WER alone misleads. For real products, entity errors, formatting, and whether the system invents words it never heard (see ASR hallucinations) usually matter more than a half-point of overall WER.^[1] There is also a soft spot upstream of the math entirely: the reference transcript is a judgment call, and scoring conventions can move the number without the audio or the model changing at all. The full argument, and what to measure instead, lives in beyond WER.

xychart-beta title "WER by condition (illustrative)" x-axis ["Clean read", "Accented", "Noisy", "Overlapping"] y-axis "WER percent" 0 --> 40 bar [4, 11, 18, 35]

Illustrative only. WER is not one number per system, it is a number per condition, and the spread between conditions is usually larger than the gap between vendors.

The bars above carry no real measurements. Quoting a single WER for a system is like quoting a single speed for a car without saying whether it was going downhill; always name the dataset and the conditions. The only numbers you can fully trust are the ones you produce yourself, on your own audio, scored the same way across every system you compare.

Where WER came from

WER did not appear with deep learning. It comes from the speech recognition evaluations that the U.S. Defense Advanced Research Projects Agency (DARPA) funded and the National Institute of Standards and Technology (NIST) ran starting in the late 1980s. To compare competing research systems fairly, NIST needed a single mechanical scoring rule nobody could argue with, and word-level edit distance was it.

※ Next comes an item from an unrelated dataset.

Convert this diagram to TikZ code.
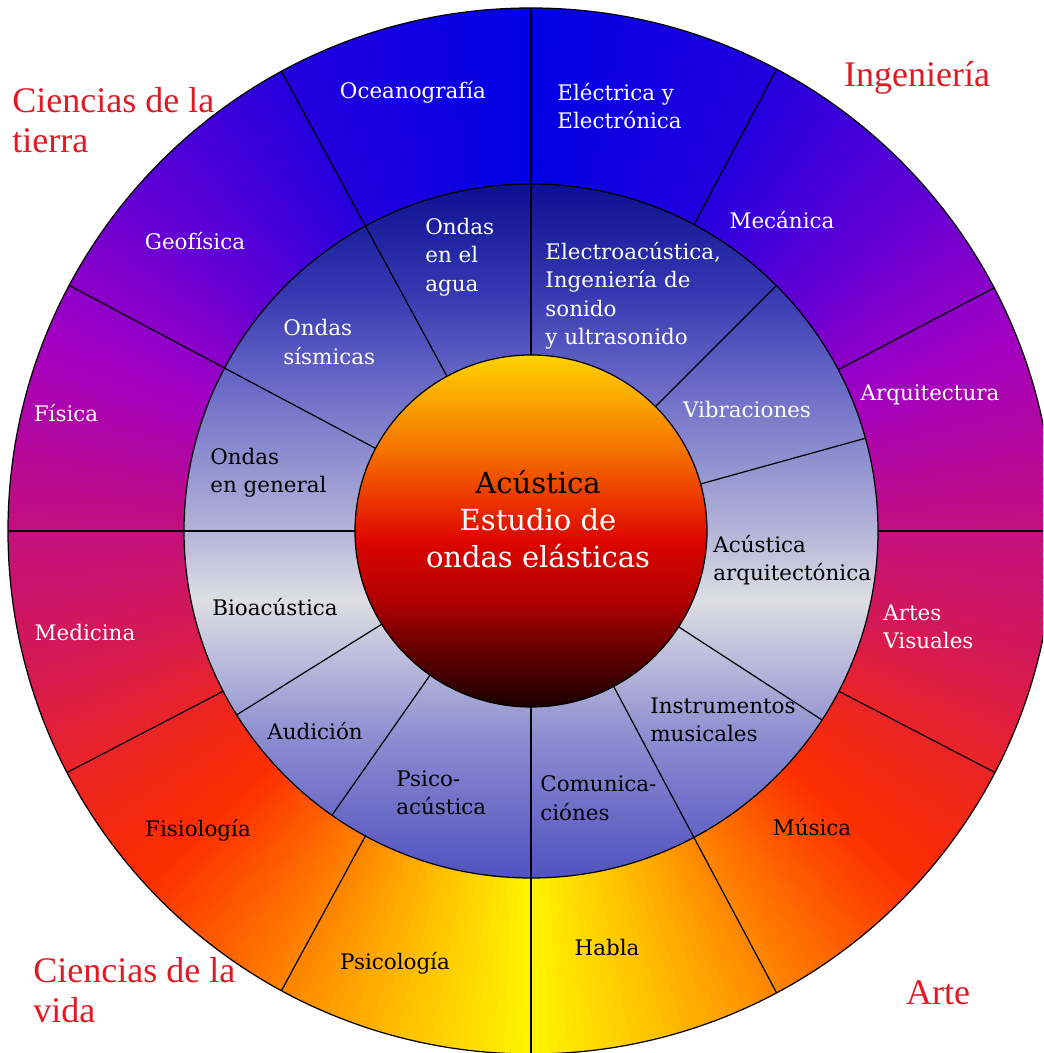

timeline title WER as a scoring standard 1988 : DARPA Resource Management evaluations use word scoring 1990s : NIST runs Switchboard and Broadcast News benchmarks 1990s : NIST sclite becomes the de facto WER scoring tool 2016 : Switchboard human-parity claims, scored the same way

NIST's scoring toolkit, sclite (part of the SCTK package), is still in use, and a surprising amount of modern reporting traces back to its alignment conventions. The tool also produces per-word substitution and deletion breakdowns that tell you not just how wrong a system is, but how it is wrong, which is far more useful than the headline rate.

Common questions

What is a good WER?

There is no universal threshold, because WER depends entirely on the audio. On clean, scripted, single-speaker read speech, modern systems land in the low single digits. On noisy, accented, overlapping, or domain-heavy audio (medical, legal, names and numbers), the same system can be several times worse. A WER quoted without its dataset and conditions is close to meaningless. Judge a system on audio that resembles yours, not a vendor's best-case demo set.

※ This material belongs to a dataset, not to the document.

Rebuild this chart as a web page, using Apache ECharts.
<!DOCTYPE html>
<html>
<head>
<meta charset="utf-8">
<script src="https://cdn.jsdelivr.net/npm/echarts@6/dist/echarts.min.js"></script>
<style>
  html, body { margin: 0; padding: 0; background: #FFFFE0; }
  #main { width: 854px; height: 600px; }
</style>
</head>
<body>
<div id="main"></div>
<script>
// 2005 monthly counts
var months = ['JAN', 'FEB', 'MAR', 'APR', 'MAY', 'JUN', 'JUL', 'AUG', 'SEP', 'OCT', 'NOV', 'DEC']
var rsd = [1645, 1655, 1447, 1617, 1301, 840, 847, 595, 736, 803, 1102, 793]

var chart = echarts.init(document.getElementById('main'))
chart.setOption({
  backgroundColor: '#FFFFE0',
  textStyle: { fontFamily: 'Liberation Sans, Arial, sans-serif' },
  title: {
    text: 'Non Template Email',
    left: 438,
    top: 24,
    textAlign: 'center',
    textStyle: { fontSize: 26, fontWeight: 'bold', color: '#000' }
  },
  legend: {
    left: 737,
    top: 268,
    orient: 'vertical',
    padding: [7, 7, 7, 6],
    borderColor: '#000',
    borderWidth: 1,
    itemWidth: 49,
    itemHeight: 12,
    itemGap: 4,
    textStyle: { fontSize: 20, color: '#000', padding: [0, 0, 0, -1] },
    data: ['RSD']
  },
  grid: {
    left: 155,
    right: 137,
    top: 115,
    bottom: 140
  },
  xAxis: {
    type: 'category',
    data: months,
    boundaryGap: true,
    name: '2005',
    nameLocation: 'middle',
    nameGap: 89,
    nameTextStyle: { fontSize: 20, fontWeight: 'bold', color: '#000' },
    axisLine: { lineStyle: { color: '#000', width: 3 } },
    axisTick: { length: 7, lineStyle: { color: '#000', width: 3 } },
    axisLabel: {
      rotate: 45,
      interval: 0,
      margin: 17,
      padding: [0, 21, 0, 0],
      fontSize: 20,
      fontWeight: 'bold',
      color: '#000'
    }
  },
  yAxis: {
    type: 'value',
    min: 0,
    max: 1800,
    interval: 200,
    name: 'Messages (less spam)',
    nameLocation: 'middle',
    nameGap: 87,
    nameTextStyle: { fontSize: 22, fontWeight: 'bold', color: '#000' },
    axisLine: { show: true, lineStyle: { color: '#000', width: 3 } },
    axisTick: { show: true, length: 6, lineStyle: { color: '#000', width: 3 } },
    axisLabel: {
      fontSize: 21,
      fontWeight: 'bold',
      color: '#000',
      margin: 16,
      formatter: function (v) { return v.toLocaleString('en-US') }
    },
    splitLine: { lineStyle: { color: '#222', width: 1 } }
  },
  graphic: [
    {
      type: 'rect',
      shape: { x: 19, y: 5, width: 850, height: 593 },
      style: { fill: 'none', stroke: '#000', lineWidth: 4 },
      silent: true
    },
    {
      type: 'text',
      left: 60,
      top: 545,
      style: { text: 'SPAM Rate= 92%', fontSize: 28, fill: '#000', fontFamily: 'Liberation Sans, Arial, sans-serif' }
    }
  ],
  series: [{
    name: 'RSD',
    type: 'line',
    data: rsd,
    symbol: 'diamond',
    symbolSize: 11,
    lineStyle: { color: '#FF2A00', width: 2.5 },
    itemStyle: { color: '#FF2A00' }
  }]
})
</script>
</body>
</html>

Can WER be more than 100%?

Yes. Because insertions are not limited by the number of reference words, a system that produces far more words than the truth, or that hallucinates speech during silence, can score above 100%. A WER of 150% means the edit distance is larger than the reference length. Any tool that caps WER at 100% is hiding your worst failures.

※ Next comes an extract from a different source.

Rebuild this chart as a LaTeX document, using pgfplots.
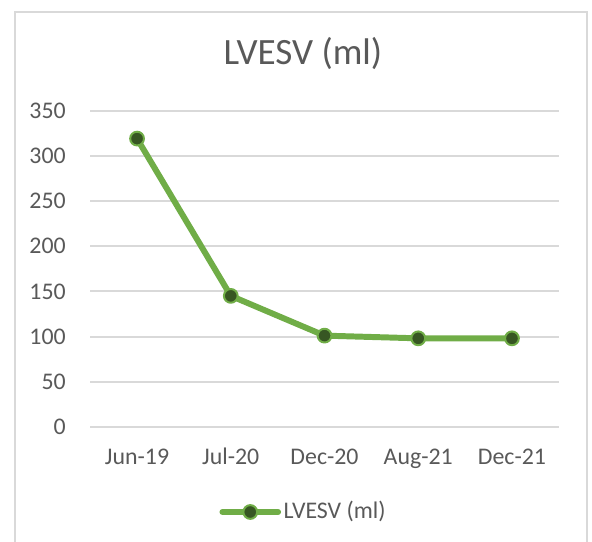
\documentclass[border=0pt]{standalone}
\usepackage{fontspec}
\setmainfont{Carlito}
\usepackage{pgfplots}
\pgfplotsset{compat=1.18}
\definecolor{txt}{HTML}{595959}
\definecolor{gridc}{HTML}{D9D9D9}
\definecolor{lgreen}{HTML}{70AD47}
\definecolor{dgreen}{HTML}{375623}
\begin{document}
\begin{tikzpicture}
\useasboundingbox (0,0) rectangle (223.4pt,204.5pt);
\draw[draw=gridc, line width=0.6pt] (5.66pt,0) -- (5.66pt,200.0pt) -- (221.5pt,200.0pt) -- (221.5pt,0);
\node[anchor=base, text=txt, font=\fontsize{14}{16}\selectfont] at (114.35pt,180.0pt) {LVESV (ml)};
\begin{axis}[
  at={(34.04pt,43.40pt)}, anchor=south west,
  scale only axis, width=176.85pt, height=119.37pt,
  xmin=-0.5, xmax=4.5, ymin=0, ymax=350,
  xtick={0,1,2,3,4},
  xticklabels={Jun-19,Jul-20,Dec-20,Aug-21,Dec-21},
  ytick={0,50,100,150,200,250,300,350},
  axis line style={draw=none},
  major tick length=0pt,
  xmajorgrids=false, ymajorgrids=true,
  major grid style={draw=gridc, line width=0.75pt},
  /pgf/number format/assume math mode=true,
  ticklabel style={font=\fontsize{9}{11}\selectfont, text=txt},
  yticklabel style={anchor=east, xshift=-5.7pt},
  xticklabel style={anchor=base, yshift=-14.3pt},
  legend style={at={(0.456,-0.269)}, anchor=center, draw=none, fill=none,
    font=\fontsize{9}{11}\selectfont, text=txt, inner sep=1pt,
    nodes={inner sep=1pt}},
  legend image code/.code={\draw[mark repeat=2, mark phase=2, #1] plot coordinates {(0pt,0pt) (10.5pt,0pt) (21pt,0pt)};},
]
\addplot[lgreen, line width=2.25pt, line cap=round, line join=round, mark=*, mark size=2.6pt,
  mark options={fill=dgreen, draw=lgreen, line width=0.75pt}]
  coordinates {(0,319) (1,145) (2,101) (3,98) (4,98)};
\addlegendentry{LVESV (ml)}
\end{axis}
\end{tikzpicture}
\end{document}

Is WER the same as accuracy?

Not exactly. Accuracy is loosely defined as 1 minus WER, but since WER can exceed 100%, that subtraction can produce a negative "accuracy," which is nonsense. WER is an error rate. Treat "96% accuracy" as a restatement of "4% WER," and remember that both numbers are blind to capitalization, punctuation, and whether the right names came out.

Why do two vendors report different WER on the same dataset?

Usually because they are not scoring against quite the same reference. Decisions about contractions, filler words, numbers written as digits versus words, and text normalization all change the error count without changing the model. Different scoring scripts and normalization rules produce different numbers from identical transcripts. This is why your own benchmark, scored consistently across systems, beats any published comparison.

Does WER measure punctuation and capitalization?

By default, no. Standard WER scoring lowercases text and strips punctuation before comparing, so the headline number says nothing about formatting. Formatting quality is measured separately, and for many applications it matters more than raw WER. See punctuation and inverse text normalization.

References

Sasindran, Z., Yelchuri, H., Prabhakar, T. V., & Rao, S. (2022). H_eval: A new hybrid evaluation metric for automatic speech recognition tasks. arXiv preprint arXiv:2211.01722.